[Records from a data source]
* START *
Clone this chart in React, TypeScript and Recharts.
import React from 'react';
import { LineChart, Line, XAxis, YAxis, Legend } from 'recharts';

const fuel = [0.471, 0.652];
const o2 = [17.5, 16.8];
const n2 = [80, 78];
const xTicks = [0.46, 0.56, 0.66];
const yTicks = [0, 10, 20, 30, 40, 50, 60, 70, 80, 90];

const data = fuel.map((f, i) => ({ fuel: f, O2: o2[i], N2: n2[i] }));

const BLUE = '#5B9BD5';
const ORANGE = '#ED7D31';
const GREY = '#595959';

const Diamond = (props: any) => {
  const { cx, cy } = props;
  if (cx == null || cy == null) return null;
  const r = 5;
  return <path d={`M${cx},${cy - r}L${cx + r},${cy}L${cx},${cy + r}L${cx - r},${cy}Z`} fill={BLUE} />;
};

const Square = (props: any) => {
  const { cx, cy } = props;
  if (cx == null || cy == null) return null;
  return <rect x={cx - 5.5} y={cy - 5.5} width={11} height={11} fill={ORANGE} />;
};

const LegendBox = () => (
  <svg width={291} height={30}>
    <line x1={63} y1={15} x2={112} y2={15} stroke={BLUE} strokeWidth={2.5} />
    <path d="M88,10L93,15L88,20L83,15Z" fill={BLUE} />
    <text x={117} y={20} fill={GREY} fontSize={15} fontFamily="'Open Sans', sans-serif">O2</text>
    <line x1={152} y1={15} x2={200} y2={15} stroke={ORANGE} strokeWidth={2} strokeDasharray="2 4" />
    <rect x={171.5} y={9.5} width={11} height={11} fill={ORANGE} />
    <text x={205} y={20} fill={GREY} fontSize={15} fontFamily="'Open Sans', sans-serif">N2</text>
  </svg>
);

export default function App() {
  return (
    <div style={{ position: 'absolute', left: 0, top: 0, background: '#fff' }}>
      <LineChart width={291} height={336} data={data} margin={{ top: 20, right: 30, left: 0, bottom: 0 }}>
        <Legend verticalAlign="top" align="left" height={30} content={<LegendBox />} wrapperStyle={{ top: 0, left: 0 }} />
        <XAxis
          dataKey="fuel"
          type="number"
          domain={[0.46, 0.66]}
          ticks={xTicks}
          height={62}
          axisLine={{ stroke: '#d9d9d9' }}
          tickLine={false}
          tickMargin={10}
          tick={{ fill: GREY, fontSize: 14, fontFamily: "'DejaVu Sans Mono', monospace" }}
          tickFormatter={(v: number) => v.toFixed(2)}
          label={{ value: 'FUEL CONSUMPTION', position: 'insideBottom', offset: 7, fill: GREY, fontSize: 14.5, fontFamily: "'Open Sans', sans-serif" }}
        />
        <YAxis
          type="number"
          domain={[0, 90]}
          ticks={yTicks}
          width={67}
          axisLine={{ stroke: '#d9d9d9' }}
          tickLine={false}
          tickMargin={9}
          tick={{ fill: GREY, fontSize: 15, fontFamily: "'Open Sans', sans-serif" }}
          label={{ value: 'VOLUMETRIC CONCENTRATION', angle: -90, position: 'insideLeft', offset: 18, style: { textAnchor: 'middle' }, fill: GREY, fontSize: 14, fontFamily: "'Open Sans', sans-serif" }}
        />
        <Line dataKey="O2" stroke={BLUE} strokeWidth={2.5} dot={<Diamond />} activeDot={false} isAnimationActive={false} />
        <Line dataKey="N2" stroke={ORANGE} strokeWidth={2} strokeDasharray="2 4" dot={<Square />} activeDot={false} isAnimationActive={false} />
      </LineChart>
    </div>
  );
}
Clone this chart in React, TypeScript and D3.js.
* END *
* START *
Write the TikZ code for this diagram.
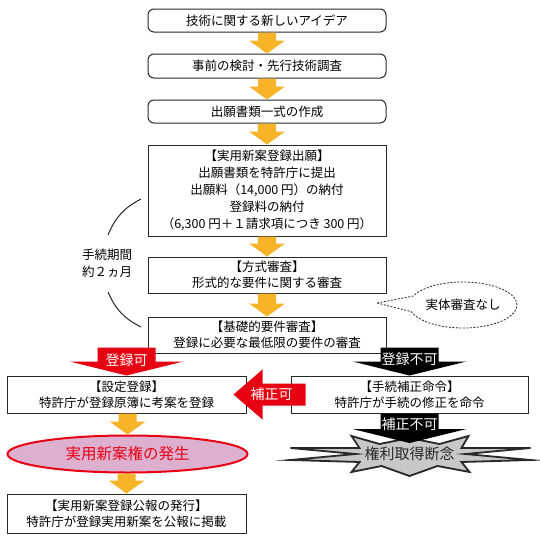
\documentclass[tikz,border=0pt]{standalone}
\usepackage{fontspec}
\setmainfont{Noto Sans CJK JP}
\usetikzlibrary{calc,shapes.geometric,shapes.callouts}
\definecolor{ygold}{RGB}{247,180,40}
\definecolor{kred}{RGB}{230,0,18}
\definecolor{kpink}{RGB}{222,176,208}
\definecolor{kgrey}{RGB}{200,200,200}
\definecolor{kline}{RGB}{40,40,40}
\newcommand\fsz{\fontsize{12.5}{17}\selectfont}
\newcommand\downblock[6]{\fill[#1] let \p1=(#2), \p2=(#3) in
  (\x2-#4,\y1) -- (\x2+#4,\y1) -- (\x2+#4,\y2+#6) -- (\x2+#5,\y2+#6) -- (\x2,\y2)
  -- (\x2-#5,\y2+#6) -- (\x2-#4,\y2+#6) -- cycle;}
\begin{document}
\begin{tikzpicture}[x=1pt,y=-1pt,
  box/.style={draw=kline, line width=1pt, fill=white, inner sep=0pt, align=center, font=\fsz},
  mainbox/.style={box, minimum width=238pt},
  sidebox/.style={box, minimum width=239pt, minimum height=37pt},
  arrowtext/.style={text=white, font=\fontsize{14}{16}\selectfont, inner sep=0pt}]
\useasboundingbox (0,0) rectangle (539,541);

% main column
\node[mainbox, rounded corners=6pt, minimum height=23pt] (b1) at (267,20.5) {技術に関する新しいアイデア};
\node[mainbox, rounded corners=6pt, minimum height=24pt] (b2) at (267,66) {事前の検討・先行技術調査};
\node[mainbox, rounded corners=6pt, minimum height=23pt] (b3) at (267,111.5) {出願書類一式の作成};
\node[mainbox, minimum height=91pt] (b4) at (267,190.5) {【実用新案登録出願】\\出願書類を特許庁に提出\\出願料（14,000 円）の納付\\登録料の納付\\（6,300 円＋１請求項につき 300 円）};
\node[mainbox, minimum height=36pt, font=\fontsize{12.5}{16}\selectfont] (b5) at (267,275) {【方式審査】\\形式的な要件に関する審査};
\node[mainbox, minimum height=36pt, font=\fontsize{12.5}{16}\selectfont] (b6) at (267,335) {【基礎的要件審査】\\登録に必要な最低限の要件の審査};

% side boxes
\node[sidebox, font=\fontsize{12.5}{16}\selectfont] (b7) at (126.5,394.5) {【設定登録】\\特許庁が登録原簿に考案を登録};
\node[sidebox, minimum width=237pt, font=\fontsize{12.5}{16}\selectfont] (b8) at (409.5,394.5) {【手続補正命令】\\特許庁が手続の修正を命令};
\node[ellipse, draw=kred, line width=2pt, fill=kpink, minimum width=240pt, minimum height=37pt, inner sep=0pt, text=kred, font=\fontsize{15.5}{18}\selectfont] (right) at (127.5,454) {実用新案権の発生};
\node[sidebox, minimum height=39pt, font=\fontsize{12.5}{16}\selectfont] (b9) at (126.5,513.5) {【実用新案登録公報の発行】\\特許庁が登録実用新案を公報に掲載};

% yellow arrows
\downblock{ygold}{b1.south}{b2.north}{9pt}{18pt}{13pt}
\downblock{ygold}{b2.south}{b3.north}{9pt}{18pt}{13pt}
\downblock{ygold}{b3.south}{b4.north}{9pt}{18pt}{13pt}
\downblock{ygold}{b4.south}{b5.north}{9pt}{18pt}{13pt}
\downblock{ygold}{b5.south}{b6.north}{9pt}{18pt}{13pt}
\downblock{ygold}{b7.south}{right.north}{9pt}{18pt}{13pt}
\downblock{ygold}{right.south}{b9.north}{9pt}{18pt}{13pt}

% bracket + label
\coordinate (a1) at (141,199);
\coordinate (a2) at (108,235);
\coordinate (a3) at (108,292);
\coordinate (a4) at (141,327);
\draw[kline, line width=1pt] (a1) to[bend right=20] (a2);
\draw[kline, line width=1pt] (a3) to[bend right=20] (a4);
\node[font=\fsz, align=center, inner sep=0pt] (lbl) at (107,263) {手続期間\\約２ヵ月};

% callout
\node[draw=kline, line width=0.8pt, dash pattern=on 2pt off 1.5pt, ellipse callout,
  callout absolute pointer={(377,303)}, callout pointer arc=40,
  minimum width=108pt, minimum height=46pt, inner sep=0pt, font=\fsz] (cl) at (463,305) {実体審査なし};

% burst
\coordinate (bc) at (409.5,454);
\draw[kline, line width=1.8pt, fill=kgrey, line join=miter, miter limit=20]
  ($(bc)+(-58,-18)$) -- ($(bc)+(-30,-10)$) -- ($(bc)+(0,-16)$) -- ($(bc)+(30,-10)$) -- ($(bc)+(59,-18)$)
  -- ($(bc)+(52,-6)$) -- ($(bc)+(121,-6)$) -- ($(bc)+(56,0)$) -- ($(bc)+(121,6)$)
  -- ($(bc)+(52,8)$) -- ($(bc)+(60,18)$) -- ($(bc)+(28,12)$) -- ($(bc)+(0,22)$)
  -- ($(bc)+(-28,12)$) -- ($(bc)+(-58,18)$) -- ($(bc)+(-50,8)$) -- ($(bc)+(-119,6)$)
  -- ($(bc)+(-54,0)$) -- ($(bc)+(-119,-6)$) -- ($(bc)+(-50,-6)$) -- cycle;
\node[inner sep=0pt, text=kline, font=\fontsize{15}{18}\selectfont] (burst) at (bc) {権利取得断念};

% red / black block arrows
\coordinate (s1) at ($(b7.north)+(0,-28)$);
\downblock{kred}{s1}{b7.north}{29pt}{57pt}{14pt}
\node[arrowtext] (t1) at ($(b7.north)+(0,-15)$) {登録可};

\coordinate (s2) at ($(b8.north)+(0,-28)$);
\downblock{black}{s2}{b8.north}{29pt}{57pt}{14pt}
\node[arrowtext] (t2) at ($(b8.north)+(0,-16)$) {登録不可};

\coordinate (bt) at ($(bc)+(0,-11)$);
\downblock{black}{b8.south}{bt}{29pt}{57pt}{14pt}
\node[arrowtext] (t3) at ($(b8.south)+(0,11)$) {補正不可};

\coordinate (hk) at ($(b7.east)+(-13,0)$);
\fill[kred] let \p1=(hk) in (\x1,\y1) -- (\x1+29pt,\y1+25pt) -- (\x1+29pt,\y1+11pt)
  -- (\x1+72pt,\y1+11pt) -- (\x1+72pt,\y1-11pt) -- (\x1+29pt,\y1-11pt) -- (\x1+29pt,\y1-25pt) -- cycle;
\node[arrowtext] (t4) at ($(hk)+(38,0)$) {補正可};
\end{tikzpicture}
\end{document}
* END *
• **The problem**
Using the entries above, give again exactly the lines from the line holding "Clone this chart in React, TypeScript and Recharts." through the line holding "const GREY = '#595959';". Include both end lines and nothing else.

• **Exercise response**
Clone this chart in React, TypeScript and Recharts.
import React from 'react';
import { LineChart, Line, XAxis, YAxis, Legend } from 'recharts';

const fuel = [0.471, 0.652];
const o2 = [17.5, 16.8];
const n2 = [80, 78];
const xTicks = [0.46, 0.56, 0.66];
const yTicks = [0, 10, 20, 30, 40, 50, 60, 70, 80, 90];

const data = fuel.map((f, i) => ({ fuel: f, O2: o2[i], N2: n2[i] }));

const BLUE = '#5B9BD5';
const ORANGE = '#ED7D31';
const GREY = '#595959';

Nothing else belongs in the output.